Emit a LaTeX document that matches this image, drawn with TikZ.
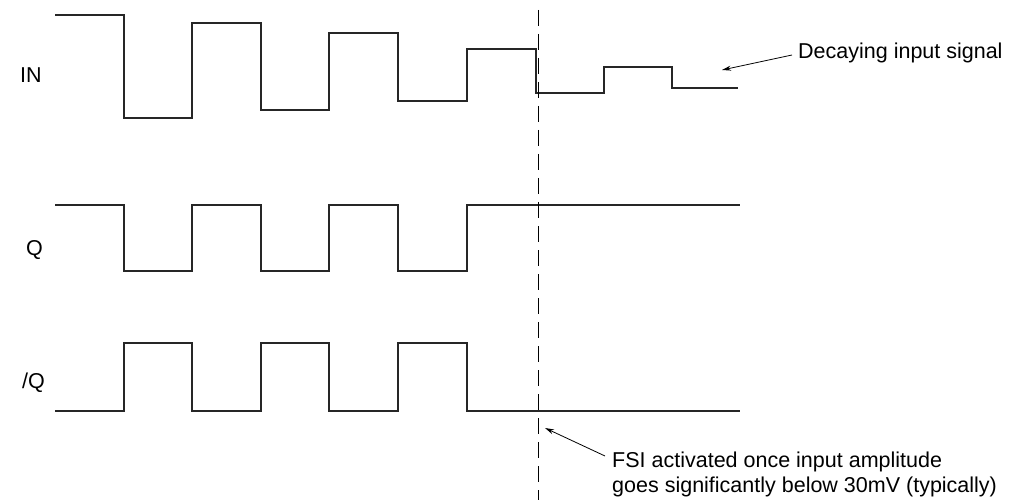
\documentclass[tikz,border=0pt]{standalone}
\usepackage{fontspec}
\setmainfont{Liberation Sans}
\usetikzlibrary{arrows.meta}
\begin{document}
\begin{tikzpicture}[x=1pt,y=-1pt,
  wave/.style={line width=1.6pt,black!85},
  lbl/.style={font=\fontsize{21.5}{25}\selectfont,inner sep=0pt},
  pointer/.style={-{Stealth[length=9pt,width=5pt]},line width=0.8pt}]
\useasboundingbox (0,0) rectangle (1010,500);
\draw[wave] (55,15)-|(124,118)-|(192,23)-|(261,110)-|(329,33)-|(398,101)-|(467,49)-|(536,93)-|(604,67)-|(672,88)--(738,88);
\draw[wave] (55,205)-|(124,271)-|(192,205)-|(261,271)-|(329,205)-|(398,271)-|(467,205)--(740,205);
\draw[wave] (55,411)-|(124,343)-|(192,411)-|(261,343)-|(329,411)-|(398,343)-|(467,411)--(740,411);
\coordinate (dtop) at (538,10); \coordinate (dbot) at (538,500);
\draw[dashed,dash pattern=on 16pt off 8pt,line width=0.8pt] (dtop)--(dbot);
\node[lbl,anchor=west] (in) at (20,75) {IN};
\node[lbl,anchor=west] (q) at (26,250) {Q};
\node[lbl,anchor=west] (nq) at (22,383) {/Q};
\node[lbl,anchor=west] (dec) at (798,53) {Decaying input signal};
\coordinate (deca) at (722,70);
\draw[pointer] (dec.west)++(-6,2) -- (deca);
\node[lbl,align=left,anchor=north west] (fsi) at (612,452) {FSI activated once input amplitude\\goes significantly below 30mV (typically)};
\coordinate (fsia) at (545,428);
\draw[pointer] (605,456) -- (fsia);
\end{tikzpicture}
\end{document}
________
## What is asked
Please write out all of the material above without changing a word, and omit any pictures.

## Solution below
Emit a LaTeX document that matches this image, drawn with TikZ.
\documentclass[tikz,border=0pt]{standalone}
\usepackage{fontspec}
\setmainfont{Liberation Sans}
\usetikzlibrary{arrows.meta}
\begin{document}
\begin{tikzpicture}[x=1pt,y=-1pt,
  wave/.style={line width=1.6pt,black!85},
  lbl/.style={font=\fontsize{21.5}{25}\selectfont,inner sep=0pt},
  pointer/.style={-{Stealth[length=9pt,width=5pt]},line width=0.8pt}]
\useasboundingbox (0,0) rectangle (1010,500);
\draw[wave] (55,15)-|(124,118)-|(192,23)-|(261,110)-|(329,33)-|(398,101)-|(467,49)-|(536,93)-|(604,67)-|(672,88)--(738,88);
\draw[wave] (55,205)-|(124,271)-|(192,205)-|(261,271)-|(329,205)-|(398,271)-|(467,205)--(740,205);
\draw[wave] (55,411)-|(124,343)-|(192,411)-|(261,343)-|(329,411)-|(398,343)-|(467,411)--(740,411);
\coordinate (dtop) at (538,10); \coordinate (dbot) at (538,500);
\draw[dashed,dash pattern=on 16pt off 8pt,line width=0.8pt] (dtop)--(dbot);
\node[lbl,anchor=west] (in) at (20,75) {IN};
\node[lbl,anchor=west] (q) at (26,250) {Q};
\node[lbl,anchor=west] (nq) at (22,383) {/Q};
\node[lbl,anchor=west] (dec) at (798,53) {Decaying input signal};
\coordinate (deca) at (722,70);
\draw[pointer] (dec.west)++(-6,2) -- (deca);
\node[lbl,align=left,anchor=north west] (fsi) at (612,452) {FSI activated once input amplitude\\goes significantly below 30mV (typically)};
\coordinate (fsia) at (545,428);
\draw[pointer] (605,456) -- (fsia);
\end{tikzpicture}
\end{document}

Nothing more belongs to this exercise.